Cordkillers 602: Breakfast of Streamions

Netflix gets into daily live morning programming with The Breakfast Club, Apple shoots an MLS game entirely on iPhones, and AI filmmaking shows up at Cannes with a massive compute bill. Plus, Rick and Morty may be headed to theaters, Dutton Ranch breaks a Paramount+ record, and YouTube-as-TV nostalgia brings VGHS back into the conversation.

This week on The FULL Experience: Murder, She Wrote (100 - "The Murder of Sherlock Holmes")

Next week: Murder, She Wrote (118 - "Murder Takes the Bus")

YouTube: https://youtu.be/d_9dRNMDyQk

Supply Run

Netflix will stream The Breakfast Club live every weekday starting June 1 at 6 AM Eastern, making it the platform’s first daily live program. The three-hour Netflix version will include bonus segments during the radio show’s ad breaks, including behind-the-scenes material and extended discussions.
variety.com

Search Party

A Rick and Morty movie is in early development at Warner Bros., with supervising director Jacob Hair reportedly in talks to direct.
deadline.com

All eight episodes of The Burroughs are now out on Netflix, with the retirement-community series starring Bill Pullman, Geena Davis, Alfred Molina, Denis O’Hare, and Jena Malone.
yahoo.com

The Boys prequel Vought Rising has a trailer and is set to arrive in 2027.
arstechnica.com

The Brad Pitt-starring Cliff Booth movie will open in IMAX theaters over Thanksgiving weekend before heading to Netflix after a two-week theatrical run.
deadline.com

Apple broadcast an MLS match between LA Galaxy and Houston Dynamo FC using only 15 iPhone 17 Pro cameras, marking a first for the league’s coverage.
variety.com

Netflix laid out plans for One Hundred Years of Solitude Part Two, with episodes arriving August 5 and a standalone grand finale following August 26.
deadline.com

KPop Demon Hunters is listed for a Criterion Collection physical release on DVD, Blu-ray, and 4K Ultra HD, though the Amazon-listed date has already shifted and may move again.
billboard.com

Dutton Ranch delivered 12.9 million global streaming views in its first seven days, which Paramount says makes it the biggest original series launch in Paramount+ history.
deadline.com

Buried Treasure

Brian recommends Only in Monroe, after Stephen Colbert returned to the public access series in an episode financed and produced by CBS Studios and posted in collaboration with Monroe Community Media and The Late Show’s YouTube channels.
variety.com

Got something we should be on the lookout for? Email cordkillers@gmail.com

Scanning the Horizon

Higgsfield AI is debuting Hell Grind, a 95-minute fully AI-generated movie, at the Cannes Film Festival as a showcase for its technology. The film reportedly took two weeks and $500,000 to make, with about 80 percent of that spent on compute costs, and the first 25 minutes alone required more than 16,000 initial video generations to produce 253 final shots.
wsj.com

The Mandalorian and Grogu opened to $100 million domestically and $163 million globally, with its second weekend expected to show whether it can reach beyond existing series fans.
variety.com

Embracer Group is spinning off The Lord of the Rings and Tomb Raider brands into a new Stockholm-listed IP-focused company called Fellowship Entertainment.
deadline.com

In related Tolkien news, Peter Jackson suggested the Tolkien Estate may now be more open to films based on The Silmarillion.
thewertzone.blogspot.com

Chatter

Martin writes in to point out that high-quality drama on YouTube was already happening back in 2012 with Video Game High School, RocketJump’s Kickstarter-backed esports school series. VGHS ran for three seasons on YouTube, was later edited into a movie-length version, and briefly appeared on Netflix in some regions.

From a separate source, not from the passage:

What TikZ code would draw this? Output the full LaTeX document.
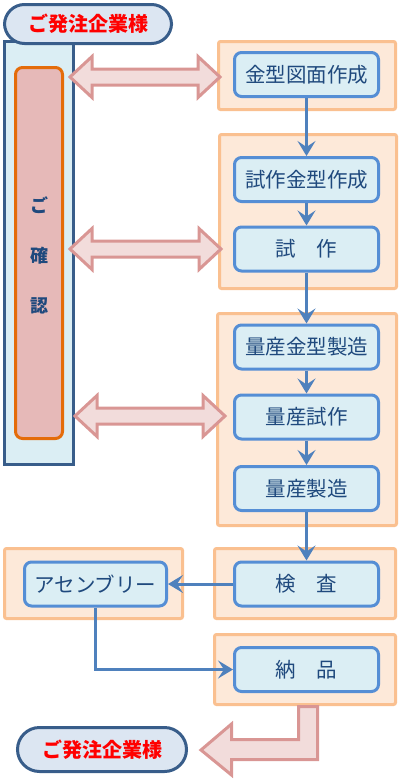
\documentclass[tikz,border=0pt]{standalone}
\usepackage{fontspec}
\newfontfamily\jp{Noto Sans CJK JP}
\usepackage{tikz}
\usetikzlibrary{arrows.meta}
\usetikzlibrary{positioning}
\definecolor{pillfill}{HTML}{DCE6F2}
\definecolor{navy}{HTML}{385D8A}
\definecolor{colfill}{HTML}{DBEEF4}
\definecolor{chkfill}{HTML}{E6B9B8}
\definecolor{chkline}{HTML}{E46C0A}
\definecolor{boxline}{HTML}{558ED5}
\definecolor{boxtext}{HTML}{1F497D}
\definecolor{grpfill}{HTML}{FDE9D9}
\definecolor{grpline}{HTML}{FAC090}
\definecolor{flowline}{HTML}{4F81BD}
\definecolor{bigfill}{HTML}{F2DCDB}
\definecolor{bigline}{HTML}{D99694}
% two-headed arrow: left tip, right tip, height
\newcommand{\talkarrow}[3]{%
    \draw[bigarrow] (#1,#3) -- ({#1+22},{#3-20.5}) -- ({#1+22},{#3-8}) -- ({#2-22},{#3-8})
        -- ({#2-22},{#3-20.5}) -- (#2,#3) -- ({#2-22},{#3+20.5}) -- ({#2-22},{#3+8})
        -- ({#1+22},{#3+8}) -- ({#1+22},{#3+20.5}) -- cycle;}

\begin{document}
\begin{tikzpicture}[x=1pt,y=-1pt]
    \tikzstyle{pill} = [rectangle, rounded corners=20pt, draw=navy, line width=3pt, fill=pillfill, text=red, font=\jp\bfseries\fontsize{20}{20}\selectfont]
    \tikzstyle{grp} = [rectangle, rounded corners=2pt, draw=grpline, line width=3pt, fill=grpfill]
    \tikzstyle{proc} = [rectangle, rounded corners=7pt, draw=boxline, line width=3pt, fill=colfill, text=boxtext, minimum width=144pt, minimum height=44pt, inner sep=0pt, font=\jp\fontsize{20.5}{20.5}\selectfont]
    \tikzstyle{flow} = [draw=flowline, line width=3pt, -{Stealth[length=15pt,width=18pt,inset=6pt]}]
    \tikzstyle{bigarrow} = [draw=bigline, fill=bigfill, line width=3pt, line join=miter]
    \useasboundingbox (0,0) rectangle (401,779);
        %%% customer / check column
        \node[rectangle, draw=navy, line width=3pt, fill=colfill, minimum width=69pt, minimum height=423pt] (column) at (39,253) {};
        \node[rectangle, rounded corners=7pt, draw=chkline, line width=3pt, fill=chkfill, minimum width=47pt, minimum height=371pt] (check) at (39,253) {};
        \node[text=boxtext, align=center, font=\jp\bfseries\fontsize{18}{50}\selectfont] (checktext) at (39,255) {ご\\確\\認};
        \node[pill, minimum width=167pt, minimum height=39pt] (client) at (88,24) {ご発注企業様};
        %%% groups
        \node[grp, minimum width=177pt, minimum height=68pt] (g1) at (307,75.5) {};
        \node[grp, minimum width=177pt, minimum height=154pt] (g2) at (308,211.5) {};
        \node[grp, minimum width=179pt, minimum height=212pt] (g3) at (307,419.5) {};
        \node[grp, minimum width=181pt, minimum height=70pt] (g4) at (305,583.5) {};
        \node[grp, minimum width=178pt, minimum height=70pt] (gasm) at (93.5,583.5) {};
        \node[grp, minimum width=181pt, minimum height=70pt] (g5) at (305,669.5) {};
        %%% process
        \node[proc] (design) at (306.5,74.5) {金型図面作成};
        \node[proc] (trialmold) at (306.5,179.5) {試作金型作成};
        \node[proc] (trial) at (306.5,249) {試　作};
        \node[proc] (massmold) at (306.5,347) {量産金型製造};
        \node[proc] (masstrial) at (306.5,417) {量産試作};
        \node[proc] (massprod) at (306.5,488.5) {量産製造};
        \node[proc] (inspect) at (306.5,584) {検　査};
        \node[proc, minimum width=142pt] (assembly) at (95.5,584) {アセンブリー};
        \node[proc] (deliver) at (306.5,669.5) {納　品};
        %%% flow
        \draw[flow] (design) -- (trialmold);
        \draw[flow] (trialmold) -- (trial);
        \draw[flow] (trial) -- (massmold);
        \draw[flow] (massmold) -- (masstrial);
        \draw[flow] (masstrial) -- (massprod);
        \draw[flow] (massprod) -- (inspect);
        \draw[flow] (inspect) -- (assembly);
        \draw[flow] (assembly.south) |- (deliver.west);
        %%% confirmation arrows
        \talkarrow{70}{220}{77}
        \talkarrow{70}{221}{249}
        \talkarrow{75}{225}{416}
        %%% back to client
        \node[pill, minimum width=169pt, minimum height=44pt, rounded corners=22pt] (client2) at (102,749.5) {ご発注企業様};
        \draw[bigarrow]
            (298.5,706.5) -- (317.5,706.5) -- (317.5,759.5) -- (231.5,759.5) -- (231.5,775)
            -- (201,750) -- (231.5,724) -- (231.5,739.5) -- (298.5,739.5) -- cycle;
    \end{tikzpicture}
\end{document}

Stealth Dave says YouTube has replaced channel surfing in his household. When they want a specific show, they go to the right streaming service, but when they just want background entertainment or a quick distraction, YouTube’s algorithm fills the old “flip around and see what’s on” role.

Sean The Dad shares the story of “First Day Doug,” a co-worker so consistently unhelpful that every task had to be explained like it was his first day. His wife says an AI agent at work sounds less like a helpful assistant and more like an infinite supply of First Day Dougs.

Bob in Jupiter recommends Companion on HBO/Max, which Claude suggested to him and which he enjoyed enough to pass along. He also updated his Patreon support from $1 per episode to $2.

Bill near Athens offers good-natured Grey’s Anatomy corrections: the show has already had spinoffs, including Private Practice, Station 19, and Grey’s Anatomy: B-Team. Also, the hospital is no longer Seattle Grace - it is now Grey Sloan Memorial.

Mark in Detroit notes that The Chosen is another successful example of a crowdfunded show, beginning through a crowdfunding relationship with Angel Studios before becoming part of the nonprofit Come and See Foundation.